Kiwi free diving champ takes a stab at spearfishing

Kiwi free diving champ takes a stab at spearfishing

World free diving champion William Trubridge broke his own world record, with 102 metres on a single breath.

"It's a relief more than anything else to have finally achieved this depth," says Trubridge.

"I don't feel like I've reached my absolute potential or anything so I will carry on training. I will try and go deeper."

But now he has turned his attention from free diving to another favourite sport, spearfishing, and is helping a team raise money for an upcoming world competition.

"The New Zealand spearfishing team is very good. They routinely win competitions here in the Pacific and are made up of some incredible divers," says Trubridge.

A team of "spearos" are about to face off against the world's best in Greece, and hope their time in the wild waters off the North Island will give them the edge.

Two of the team have been spearing together since they were children. 

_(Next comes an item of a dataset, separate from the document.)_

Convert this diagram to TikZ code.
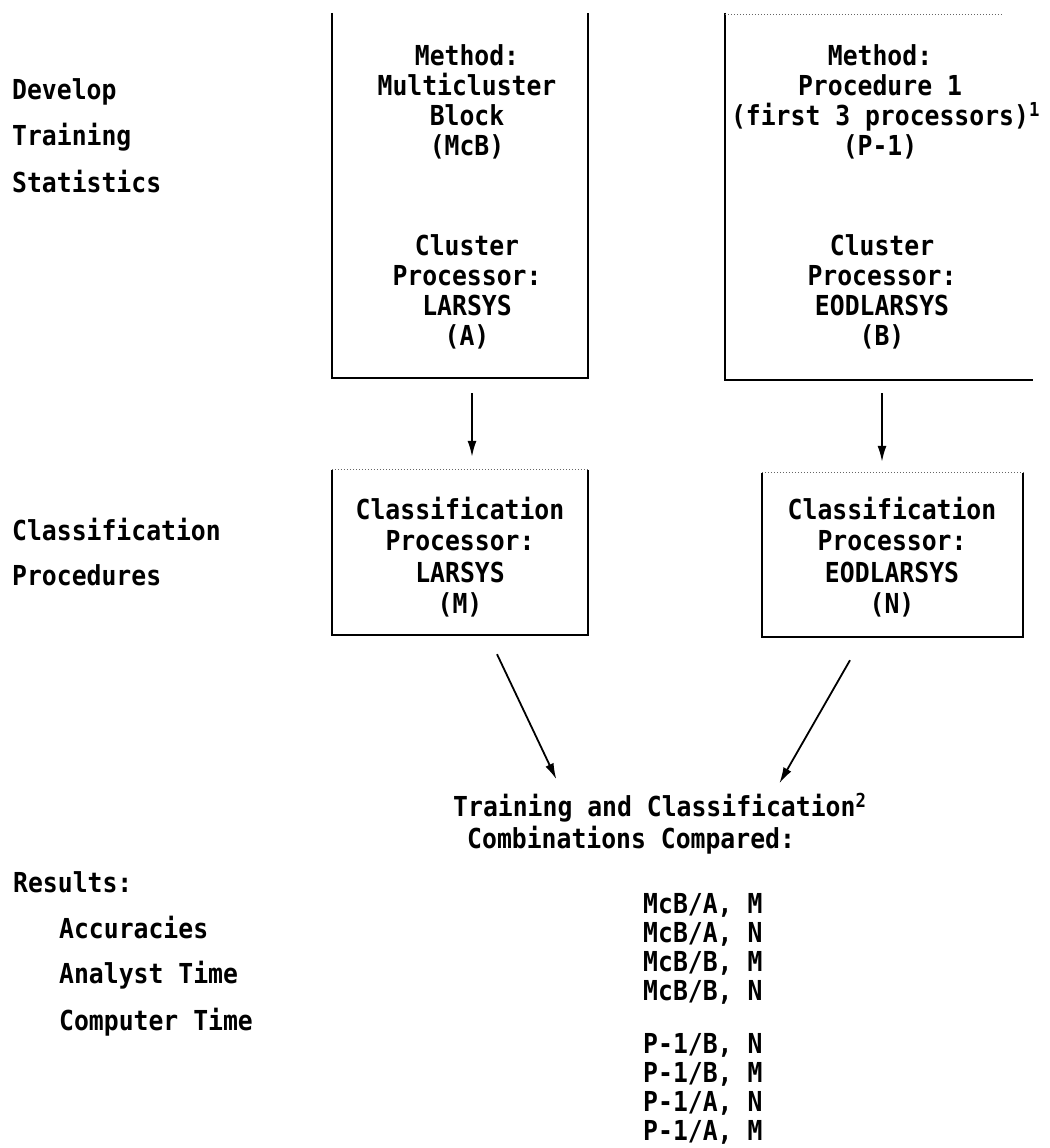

"Growing up it was every Saturday playing rugby, and every Sunday, it was going diving. That was what it was like," says world spearfishing competitor Dwayne Herbert.

"I met Dwayne when I was 10 years old and he was right into his spearfishing, so I started going out with him and it's been the same ever since," says world spearfishing competitor Julian Hansford.

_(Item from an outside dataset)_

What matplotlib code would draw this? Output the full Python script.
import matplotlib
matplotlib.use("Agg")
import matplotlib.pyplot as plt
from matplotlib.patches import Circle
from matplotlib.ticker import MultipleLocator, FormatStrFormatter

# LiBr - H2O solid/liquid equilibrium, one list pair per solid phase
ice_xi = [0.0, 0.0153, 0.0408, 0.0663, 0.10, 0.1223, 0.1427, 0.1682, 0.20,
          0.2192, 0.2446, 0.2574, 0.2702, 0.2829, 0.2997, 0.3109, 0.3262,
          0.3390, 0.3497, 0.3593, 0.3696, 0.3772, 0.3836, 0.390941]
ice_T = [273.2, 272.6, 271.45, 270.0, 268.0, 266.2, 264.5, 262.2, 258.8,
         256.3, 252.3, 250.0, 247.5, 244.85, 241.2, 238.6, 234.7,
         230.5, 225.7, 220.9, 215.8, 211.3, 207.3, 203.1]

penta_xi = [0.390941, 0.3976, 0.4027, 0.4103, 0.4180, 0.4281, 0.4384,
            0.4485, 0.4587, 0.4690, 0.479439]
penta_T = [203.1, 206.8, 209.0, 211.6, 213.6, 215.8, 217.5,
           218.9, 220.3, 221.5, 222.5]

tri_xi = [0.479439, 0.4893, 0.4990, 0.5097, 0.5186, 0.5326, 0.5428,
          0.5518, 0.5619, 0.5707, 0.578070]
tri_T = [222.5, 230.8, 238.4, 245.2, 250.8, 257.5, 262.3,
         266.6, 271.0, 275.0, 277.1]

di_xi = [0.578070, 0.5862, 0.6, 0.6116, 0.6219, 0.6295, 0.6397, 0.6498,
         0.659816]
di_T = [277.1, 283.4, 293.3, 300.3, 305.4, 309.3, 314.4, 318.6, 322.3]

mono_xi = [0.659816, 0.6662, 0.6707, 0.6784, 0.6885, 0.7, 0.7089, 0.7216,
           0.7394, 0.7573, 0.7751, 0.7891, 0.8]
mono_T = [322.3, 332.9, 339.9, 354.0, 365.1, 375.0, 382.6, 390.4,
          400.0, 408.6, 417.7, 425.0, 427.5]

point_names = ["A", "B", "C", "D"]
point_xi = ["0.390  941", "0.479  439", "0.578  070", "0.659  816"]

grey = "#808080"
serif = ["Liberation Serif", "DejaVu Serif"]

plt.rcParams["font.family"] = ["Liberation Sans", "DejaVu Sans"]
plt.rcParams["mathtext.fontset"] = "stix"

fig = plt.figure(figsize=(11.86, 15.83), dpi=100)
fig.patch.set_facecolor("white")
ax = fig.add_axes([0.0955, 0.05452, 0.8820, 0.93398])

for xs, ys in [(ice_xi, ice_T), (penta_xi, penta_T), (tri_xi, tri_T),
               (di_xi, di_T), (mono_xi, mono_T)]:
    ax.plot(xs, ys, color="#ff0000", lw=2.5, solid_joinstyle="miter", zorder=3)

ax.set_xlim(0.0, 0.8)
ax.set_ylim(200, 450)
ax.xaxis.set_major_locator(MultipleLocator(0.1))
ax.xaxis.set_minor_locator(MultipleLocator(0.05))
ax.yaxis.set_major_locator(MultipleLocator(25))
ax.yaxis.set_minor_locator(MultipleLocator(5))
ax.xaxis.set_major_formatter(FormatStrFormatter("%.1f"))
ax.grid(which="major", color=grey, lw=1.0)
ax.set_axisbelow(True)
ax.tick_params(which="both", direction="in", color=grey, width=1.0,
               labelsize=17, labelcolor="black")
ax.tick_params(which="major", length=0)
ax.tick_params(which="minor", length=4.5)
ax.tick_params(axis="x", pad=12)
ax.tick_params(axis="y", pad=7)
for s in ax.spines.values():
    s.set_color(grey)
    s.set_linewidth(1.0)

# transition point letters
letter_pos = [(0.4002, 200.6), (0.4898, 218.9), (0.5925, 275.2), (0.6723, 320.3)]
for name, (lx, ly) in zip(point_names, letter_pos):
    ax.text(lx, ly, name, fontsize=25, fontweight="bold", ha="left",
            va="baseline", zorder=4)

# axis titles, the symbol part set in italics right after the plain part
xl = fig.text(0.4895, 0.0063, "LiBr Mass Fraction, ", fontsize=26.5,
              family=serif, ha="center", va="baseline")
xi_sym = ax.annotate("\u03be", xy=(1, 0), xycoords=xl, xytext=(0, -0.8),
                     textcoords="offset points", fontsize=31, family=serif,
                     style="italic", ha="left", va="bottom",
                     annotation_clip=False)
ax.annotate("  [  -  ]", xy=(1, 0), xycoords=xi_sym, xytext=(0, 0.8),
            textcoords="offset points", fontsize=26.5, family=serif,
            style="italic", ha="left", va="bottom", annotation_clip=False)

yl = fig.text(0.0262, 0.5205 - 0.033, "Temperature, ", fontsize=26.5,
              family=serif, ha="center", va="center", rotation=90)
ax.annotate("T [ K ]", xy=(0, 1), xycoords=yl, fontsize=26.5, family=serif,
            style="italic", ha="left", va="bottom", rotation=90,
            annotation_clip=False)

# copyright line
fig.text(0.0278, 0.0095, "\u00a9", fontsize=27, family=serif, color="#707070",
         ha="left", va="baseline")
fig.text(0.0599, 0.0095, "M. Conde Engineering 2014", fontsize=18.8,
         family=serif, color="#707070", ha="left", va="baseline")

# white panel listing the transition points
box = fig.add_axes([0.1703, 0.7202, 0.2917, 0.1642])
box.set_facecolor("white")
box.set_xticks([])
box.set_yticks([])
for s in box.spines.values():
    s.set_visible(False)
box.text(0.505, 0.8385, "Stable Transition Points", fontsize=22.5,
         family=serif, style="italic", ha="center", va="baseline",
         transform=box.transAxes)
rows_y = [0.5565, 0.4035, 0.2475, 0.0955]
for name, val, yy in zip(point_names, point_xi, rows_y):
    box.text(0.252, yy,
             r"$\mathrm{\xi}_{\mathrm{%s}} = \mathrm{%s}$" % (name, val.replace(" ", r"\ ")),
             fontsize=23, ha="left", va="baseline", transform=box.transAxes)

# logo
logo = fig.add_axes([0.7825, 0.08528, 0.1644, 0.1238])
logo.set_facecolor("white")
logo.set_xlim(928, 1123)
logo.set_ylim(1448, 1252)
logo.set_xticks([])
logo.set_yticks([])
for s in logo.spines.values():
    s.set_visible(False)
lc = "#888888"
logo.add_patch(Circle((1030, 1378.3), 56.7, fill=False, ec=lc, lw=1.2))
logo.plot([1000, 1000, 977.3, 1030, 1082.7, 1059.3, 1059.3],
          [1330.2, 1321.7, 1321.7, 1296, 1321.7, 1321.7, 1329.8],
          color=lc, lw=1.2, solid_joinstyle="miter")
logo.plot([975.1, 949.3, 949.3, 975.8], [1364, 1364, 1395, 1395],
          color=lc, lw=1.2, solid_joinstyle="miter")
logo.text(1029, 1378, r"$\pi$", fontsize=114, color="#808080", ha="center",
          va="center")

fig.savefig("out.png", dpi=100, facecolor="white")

Dave Mullins says his teammates' ingrained knowledge of fish behaviour and hunting methods will help them stand out in Greece.

"Their ability to pull those fish out to find whatever is in the zone, that's where the edge is I think," says Mullins.

But the overseas contest will involve targeting fish at depths of up to 50 metres - far deeper than they're used to. They'll also need familiarise themselves with various new underwater habitats.

"The Spanish and Portuguese and Italians have already been there for a few months training and learning everything about the area, so there's a lot more to it than just swimming down and spearing a fish," says Hansford.

More than $40,000 has been raised to help the team with kit and accommodation.

"We're just really stoked on what we do have and feel like we've actually got a chance this time," says Hansford.

The competition starts next month. The Kiwi trio say they'll give it their best shot.